All other stories, superhero tales, even fantasy of the traditional pre-Tolkien type, take place in a known background whose rules needs no explanation nor introduction. The writer need not describe Metropolis or Gotham City, no more than he need describe New York, and the audience is expected to know what a dragon is, or a wicked witch, or to know the magic power of true love’s first kiss, all without further ado, but a three-legged Martian war machine armed with heat-ray needs a word of explanation.
Note the exception of Tolkien: he is, if not the first, surely the most celebrated author to treat the matter of fantasy with the rigor of science fiction, by inventing a whole new world that has the mood and flavor of fairytale and Norse epic together with medieval romances, but which is not set in the undescribed landscape of “once upon a time.”

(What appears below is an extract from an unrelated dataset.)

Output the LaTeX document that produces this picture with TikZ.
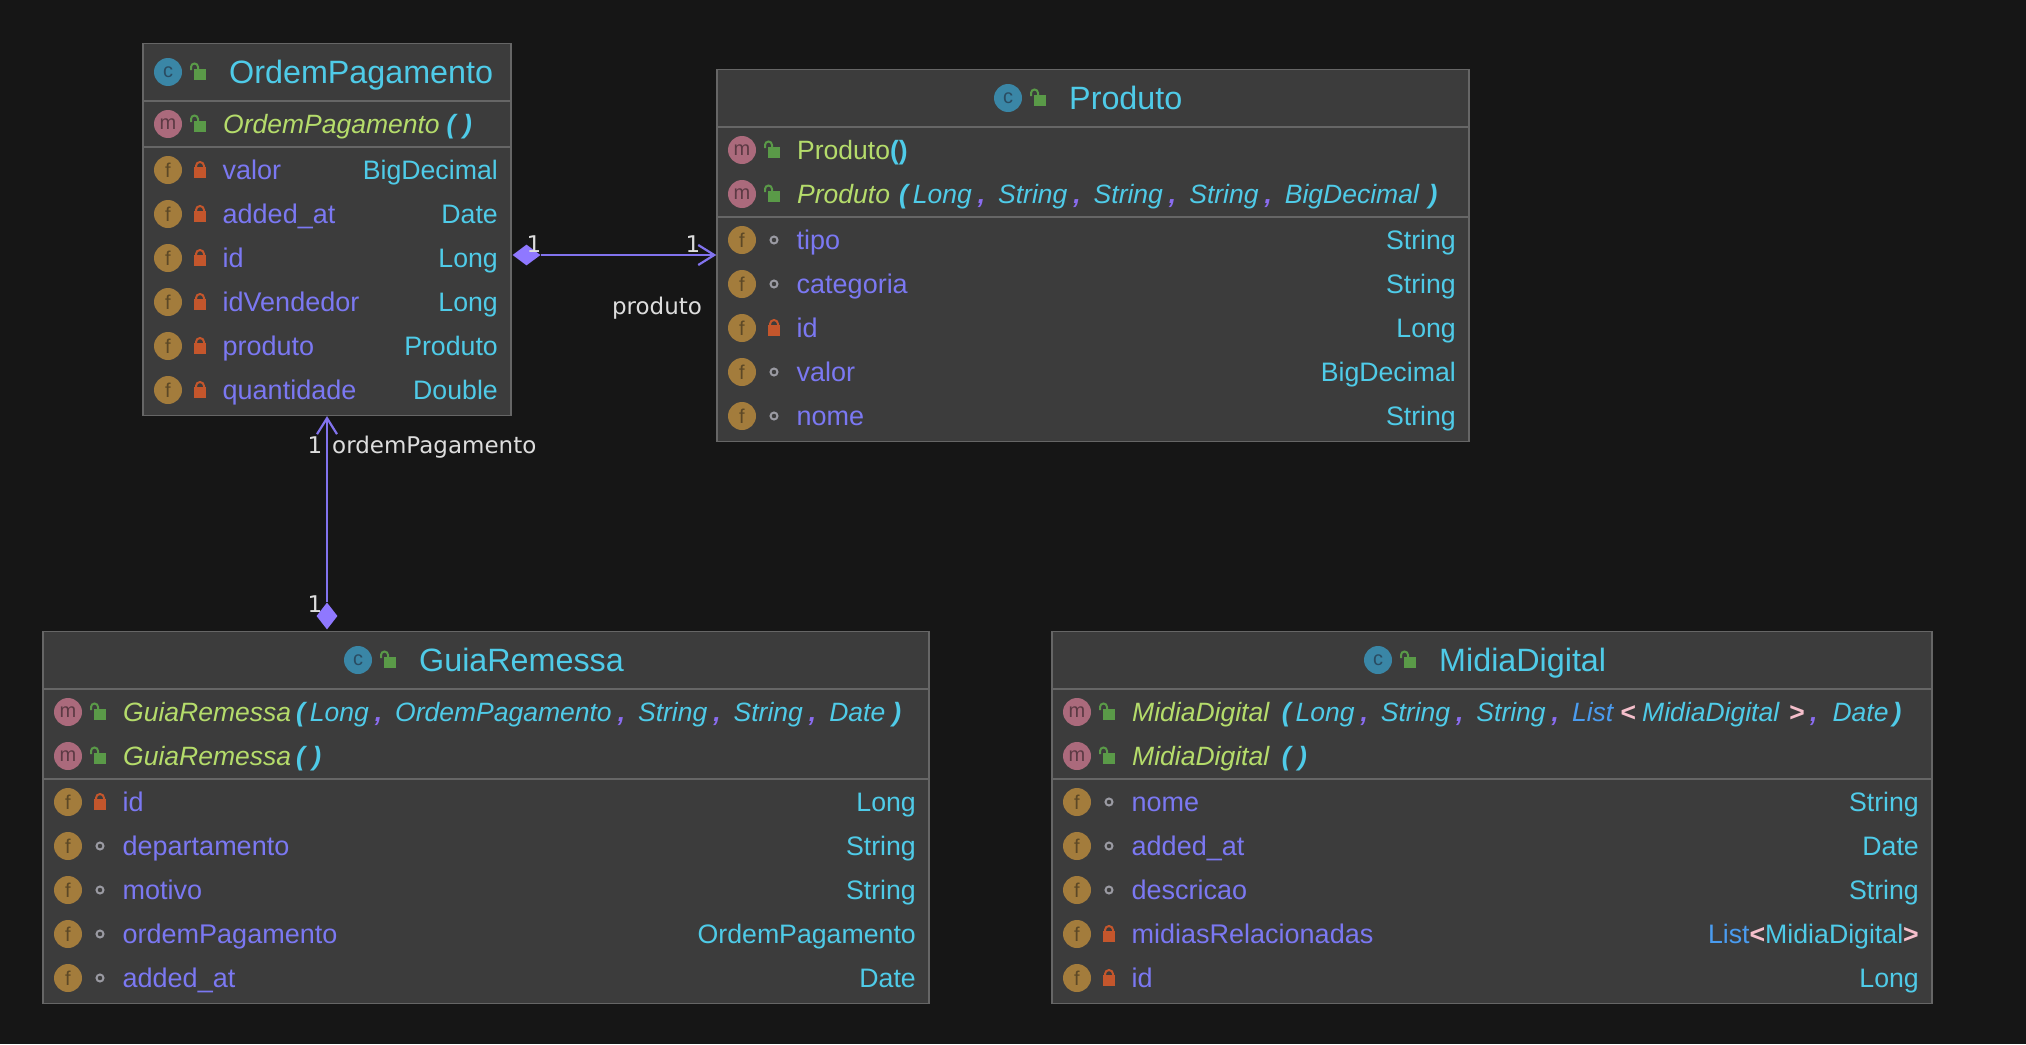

The Hyborian Age or the Atlantis of Robert E Howard, or the flagrantly Elizabethan Mercury of E.R. Eddison, while nowise as rigorous, likewise form modern fantasy tales set firmly in a secondary world invented by the author, and not in the shared cultural memory occupied by Snow White, Sleeping Beauty, and the works of William Morris.
By this definition, ironically, STAR WARS is not counted as science fiction. It is mostly fantasy: because from the opening word crawl, as if from a buried but shared cultural memory, even those to young ever to have seen a Flash Gordon or Buck Rogers serial, all in the audience knew the world and what could be found in it: space princesses, spaceships, mystic powers, knights & wizards, evil emperors, samurai laser-swords. No one had to be told what a blaster was, or a stormtrooper, or a rocketship. We all knew why the villain wore a big black cape. Mostly fantasy, not all fantasy: Any element unique to the background which had to be explained were worldbuilding elements: how the Force works, what a Lightsaber is, and how Wookies win chess games.